■ Brief ■
Extract everything from the first line through the line with "from bokeh.resources import INLINE", both ends included, except for any pictures.

■ Available data ■

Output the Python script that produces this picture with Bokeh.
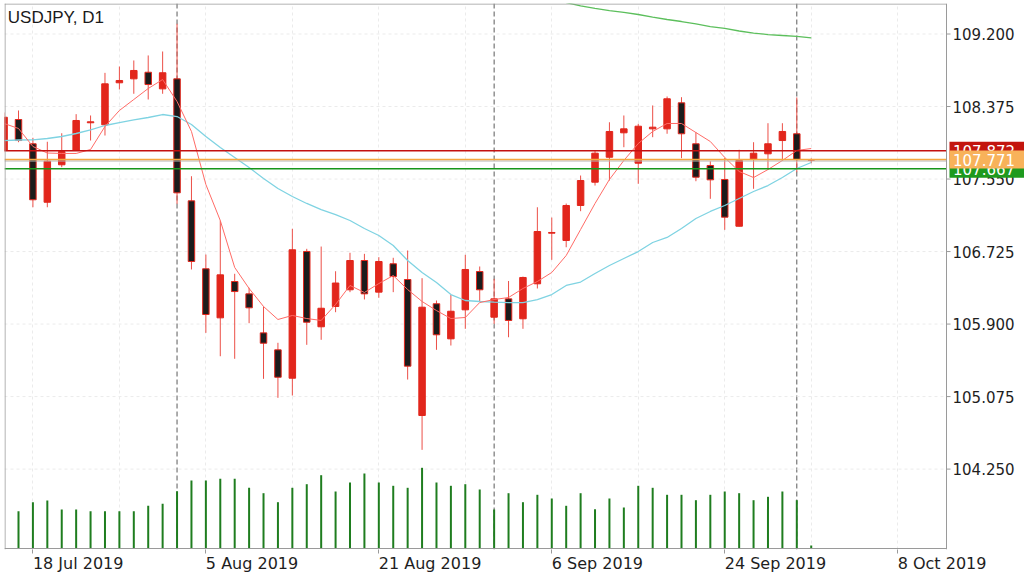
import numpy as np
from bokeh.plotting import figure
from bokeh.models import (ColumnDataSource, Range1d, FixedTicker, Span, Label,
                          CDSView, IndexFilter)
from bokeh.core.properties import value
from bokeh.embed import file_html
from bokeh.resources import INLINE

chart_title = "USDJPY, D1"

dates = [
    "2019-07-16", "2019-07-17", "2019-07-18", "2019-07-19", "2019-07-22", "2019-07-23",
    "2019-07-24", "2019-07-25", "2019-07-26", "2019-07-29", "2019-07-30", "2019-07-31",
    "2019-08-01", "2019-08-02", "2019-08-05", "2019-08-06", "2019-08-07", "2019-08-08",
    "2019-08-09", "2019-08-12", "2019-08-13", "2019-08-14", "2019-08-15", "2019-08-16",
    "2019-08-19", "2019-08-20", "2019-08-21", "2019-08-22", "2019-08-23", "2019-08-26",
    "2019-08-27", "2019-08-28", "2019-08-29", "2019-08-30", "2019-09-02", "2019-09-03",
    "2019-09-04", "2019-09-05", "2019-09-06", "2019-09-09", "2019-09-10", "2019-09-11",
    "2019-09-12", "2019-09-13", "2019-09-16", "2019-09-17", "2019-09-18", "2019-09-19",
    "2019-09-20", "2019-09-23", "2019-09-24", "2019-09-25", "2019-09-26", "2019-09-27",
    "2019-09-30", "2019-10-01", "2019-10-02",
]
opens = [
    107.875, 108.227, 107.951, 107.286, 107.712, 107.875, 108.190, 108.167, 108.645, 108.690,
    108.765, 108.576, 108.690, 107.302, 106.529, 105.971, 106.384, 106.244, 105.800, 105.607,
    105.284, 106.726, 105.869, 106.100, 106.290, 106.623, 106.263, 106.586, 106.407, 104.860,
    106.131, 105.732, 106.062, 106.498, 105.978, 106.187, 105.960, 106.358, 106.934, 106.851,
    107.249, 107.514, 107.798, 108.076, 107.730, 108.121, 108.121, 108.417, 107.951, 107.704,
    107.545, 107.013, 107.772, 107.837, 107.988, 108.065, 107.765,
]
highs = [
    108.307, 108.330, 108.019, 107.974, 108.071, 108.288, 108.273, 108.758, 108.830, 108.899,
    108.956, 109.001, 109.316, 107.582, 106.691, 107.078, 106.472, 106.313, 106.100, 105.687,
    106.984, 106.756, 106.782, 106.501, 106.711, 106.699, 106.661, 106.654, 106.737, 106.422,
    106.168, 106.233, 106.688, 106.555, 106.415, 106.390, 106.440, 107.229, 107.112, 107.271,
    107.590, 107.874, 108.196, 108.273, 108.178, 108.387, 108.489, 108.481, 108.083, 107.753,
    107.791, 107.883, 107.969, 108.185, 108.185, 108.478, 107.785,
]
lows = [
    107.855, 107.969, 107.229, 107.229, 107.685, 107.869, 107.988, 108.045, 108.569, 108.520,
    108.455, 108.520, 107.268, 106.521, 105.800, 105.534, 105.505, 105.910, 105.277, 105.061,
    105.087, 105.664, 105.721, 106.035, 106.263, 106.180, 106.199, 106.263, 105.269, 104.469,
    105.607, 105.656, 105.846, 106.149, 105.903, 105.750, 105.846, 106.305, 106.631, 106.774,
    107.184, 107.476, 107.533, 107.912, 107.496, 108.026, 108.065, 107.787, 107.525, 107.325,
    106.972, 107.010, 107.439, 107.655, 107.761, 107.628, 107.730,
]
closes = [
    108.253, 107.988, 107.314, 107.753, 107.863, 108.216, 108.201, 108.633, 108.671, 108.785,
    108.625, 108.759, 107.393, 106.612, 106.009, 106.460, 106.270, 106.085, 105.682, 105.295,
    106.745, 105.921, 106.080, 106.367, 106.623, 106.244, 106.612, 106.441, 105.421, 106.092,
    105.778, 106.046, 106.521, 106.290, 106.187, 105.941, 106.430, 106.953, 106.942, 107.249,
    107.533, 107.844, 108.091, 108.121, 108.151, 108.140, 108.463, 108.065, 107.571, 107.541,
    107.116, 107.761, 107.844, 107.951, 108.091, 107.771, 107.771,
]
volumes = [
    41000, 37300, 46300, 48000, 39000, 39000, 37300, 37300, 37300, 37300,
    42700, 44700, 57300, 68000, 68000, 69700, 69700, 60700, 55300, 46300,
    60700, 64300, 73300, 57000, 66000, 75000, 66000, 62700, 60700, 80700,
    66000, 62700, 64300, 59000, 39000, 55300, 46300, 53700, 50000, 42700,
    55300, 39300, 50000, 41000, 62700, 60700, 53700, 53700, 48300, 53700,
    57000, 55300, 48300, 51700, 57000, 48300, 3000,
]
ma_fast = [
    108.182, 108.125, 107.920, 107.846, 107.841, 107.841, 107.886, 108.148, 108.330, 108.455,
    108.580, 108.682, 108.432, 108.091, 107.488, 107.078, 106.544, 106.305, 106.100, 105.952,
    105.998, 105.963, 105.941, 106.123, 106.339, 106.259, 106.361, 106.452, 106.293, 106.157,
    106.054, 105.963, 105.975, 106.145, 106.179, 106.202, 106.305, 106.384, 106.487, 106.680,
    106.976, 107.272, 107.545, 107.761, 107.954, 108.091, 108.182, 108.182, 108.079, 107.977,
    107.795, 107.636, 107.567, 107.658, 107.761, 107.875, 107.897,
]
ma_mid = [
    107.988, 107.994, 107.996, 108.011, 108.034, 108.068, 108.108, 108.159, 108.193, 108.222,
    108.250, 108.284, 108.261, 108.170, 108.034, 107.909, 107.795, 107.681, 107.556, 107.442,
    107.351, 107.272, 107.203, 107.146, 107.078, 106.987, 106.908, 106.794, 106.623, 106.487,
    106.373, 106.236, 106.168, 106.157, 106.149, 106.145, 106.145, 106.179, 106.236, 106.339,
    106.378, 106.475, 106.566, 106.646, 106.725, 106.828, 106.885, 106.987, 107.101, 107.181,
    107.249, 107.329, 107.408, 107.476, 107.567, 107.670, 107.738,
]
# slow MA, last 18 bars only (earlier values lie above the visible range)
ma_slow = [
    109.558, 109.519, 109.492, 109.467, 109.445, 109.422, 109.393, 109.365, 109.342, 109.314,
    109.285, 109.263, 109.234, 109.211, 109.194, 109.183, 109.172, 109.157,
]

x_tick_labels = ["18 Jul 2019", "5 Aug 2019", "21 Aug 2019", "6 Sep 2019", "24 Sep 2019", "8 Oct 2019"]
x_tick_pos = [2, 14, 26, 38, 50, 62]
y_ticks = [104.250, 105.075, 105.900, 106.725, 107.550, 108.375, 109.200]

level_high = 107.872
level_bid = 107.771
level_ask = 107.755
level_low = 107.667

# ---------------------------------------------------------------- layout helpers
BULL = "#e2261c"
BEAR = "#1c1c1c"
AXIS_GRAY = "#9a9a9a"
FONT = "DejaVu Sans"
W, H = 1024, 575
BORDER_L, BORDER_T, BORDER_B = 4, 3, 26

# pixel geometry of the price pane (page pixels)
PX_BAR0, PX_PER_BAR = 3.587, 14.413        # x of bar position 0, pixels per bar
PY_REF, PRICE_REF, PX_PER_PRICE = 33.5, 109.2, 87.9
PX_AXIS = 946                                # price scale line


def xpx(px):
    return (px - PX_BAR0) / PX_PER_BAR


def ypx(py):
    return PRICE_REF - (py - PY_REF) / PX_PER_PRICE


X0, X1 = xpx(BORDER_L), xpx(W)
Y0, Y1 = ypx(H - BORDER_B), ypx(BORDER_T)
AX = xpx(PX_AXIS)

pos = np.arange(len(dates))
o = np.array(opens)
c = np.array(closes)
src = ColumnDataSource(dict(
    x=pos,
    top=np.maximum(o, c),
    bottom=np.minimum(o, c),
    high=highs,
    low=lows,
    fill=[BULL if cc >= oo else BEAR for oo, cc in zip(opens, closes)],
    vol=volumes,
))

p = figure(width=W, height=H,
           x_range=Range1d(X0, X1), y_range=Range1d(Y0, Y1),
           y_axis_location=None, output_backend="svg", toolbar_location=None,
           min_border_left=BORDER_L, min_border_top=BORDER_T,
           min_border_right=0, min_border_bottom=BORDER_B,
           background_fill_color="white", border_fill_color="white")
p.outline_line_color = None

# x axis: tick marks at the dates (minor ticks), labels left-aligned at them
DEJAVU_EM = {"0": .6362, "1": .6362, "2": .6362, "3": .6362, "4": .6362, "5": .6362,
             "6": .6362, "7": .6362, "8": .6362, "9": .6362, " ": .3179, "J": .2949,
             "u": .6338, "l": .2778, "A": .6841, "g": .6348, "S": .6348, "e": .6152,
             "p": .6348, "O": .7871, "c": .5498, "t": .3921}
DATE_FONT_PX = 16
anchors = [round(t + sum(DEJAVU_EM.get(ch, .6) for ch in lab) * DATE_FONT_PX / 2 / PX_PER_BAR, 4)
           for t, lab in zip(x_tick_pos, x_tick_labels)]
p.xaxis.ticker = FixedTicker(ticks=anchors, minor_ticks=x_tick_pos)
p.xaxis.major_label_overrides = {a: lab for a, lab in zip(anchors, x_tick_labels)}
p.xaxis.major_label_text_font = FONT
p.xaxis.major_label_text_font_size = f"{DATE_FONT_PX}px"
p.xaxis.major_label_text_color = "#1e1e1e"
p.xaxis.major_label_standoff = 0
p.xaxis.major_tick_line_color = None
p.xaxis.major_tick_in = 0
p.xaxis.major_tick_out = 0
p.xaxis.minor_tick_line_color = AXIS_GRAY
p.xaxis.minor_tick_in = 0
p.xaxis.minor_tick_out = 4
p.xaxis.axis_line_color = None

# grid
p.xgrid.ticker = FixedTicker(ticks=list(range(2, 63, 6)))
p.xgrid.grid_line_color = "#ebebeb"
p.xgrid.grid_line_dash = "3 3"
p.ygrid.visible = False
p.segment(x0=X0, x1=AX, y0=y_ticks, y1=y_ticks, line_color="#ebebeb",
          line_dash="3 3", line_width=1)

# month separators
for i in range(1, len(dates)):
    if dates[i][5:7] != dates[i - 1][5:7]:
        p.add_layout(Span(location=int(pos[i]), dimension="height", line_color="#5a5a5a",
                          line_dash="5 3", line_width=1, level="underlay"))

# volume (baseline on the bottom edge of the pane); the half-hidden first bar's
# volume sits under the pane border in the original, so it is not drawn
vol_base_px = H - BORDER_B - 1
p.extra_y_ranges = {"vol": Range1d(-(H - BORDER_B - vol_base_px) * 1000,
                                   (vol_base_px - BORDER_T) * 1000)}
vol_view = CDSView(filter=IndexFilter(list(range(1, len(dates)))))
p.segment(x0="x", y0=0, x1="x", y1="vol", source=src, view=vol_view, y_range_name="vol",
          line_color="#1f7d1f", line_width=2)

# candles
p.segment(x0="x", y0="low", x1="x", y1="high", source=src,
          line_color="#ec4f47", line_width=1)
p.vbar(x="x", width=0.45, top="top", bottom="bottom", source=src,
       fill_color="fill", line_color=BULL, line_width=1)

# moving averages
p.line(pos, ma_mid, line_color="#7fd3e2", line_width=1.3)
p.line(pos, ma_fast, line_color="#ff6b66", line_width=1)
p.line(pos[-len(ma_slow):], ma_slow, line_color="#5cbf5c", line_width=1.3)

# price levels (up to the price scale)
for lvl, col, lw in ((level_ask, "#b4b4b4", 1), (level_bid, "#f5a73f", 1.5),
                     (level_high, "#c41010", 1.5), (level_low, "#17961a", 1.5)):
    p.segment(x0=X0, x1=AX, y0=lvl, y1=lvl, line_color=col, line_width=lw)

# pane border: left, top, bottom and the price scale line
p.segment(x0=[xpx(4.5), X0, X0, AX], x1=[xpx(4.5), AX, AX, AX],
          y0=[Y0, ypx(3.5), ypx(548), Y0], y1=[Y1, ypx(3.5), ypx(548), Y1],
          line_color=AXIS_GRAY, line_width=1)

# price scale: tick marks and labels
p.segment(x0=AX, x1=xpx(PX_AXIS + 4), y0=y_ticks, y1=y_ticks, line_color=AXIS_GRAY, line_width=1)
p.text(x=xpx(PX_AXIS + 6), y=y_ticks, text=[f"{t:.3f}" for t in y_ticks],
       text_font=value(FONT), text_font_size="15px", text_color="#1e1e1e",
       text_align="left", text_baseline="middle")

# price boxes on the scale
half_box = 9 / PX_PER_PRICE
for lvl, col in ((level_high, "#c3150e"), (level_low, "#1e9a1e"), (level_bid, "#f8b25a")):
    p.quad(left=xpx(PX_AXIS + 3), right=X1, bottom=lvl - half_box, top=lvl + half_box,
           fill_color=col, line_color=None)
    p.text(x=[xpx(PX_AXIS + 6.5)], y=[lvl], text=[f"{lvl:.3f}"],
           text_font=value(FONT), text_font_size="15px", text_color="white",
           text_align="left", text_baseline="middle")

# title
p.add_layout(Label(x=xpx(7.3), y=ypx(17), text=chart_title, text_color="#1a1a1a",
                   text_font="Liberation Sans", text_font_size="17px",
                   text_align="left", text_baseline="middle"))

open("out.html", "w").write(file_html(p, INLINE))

■ Task output ■
Output the Python script that produces this picture with Bokeh.
import numpy as np
from bokeh.plotting import figure
from bokeh.models import (ColumnDataSource, Range1d, FixedTicker, Span, Label,
                          CDSView, IndexFilter)
from bokeh.core.properties import value
from bokeh.embed import file_html
from bokeh.resources import INLINE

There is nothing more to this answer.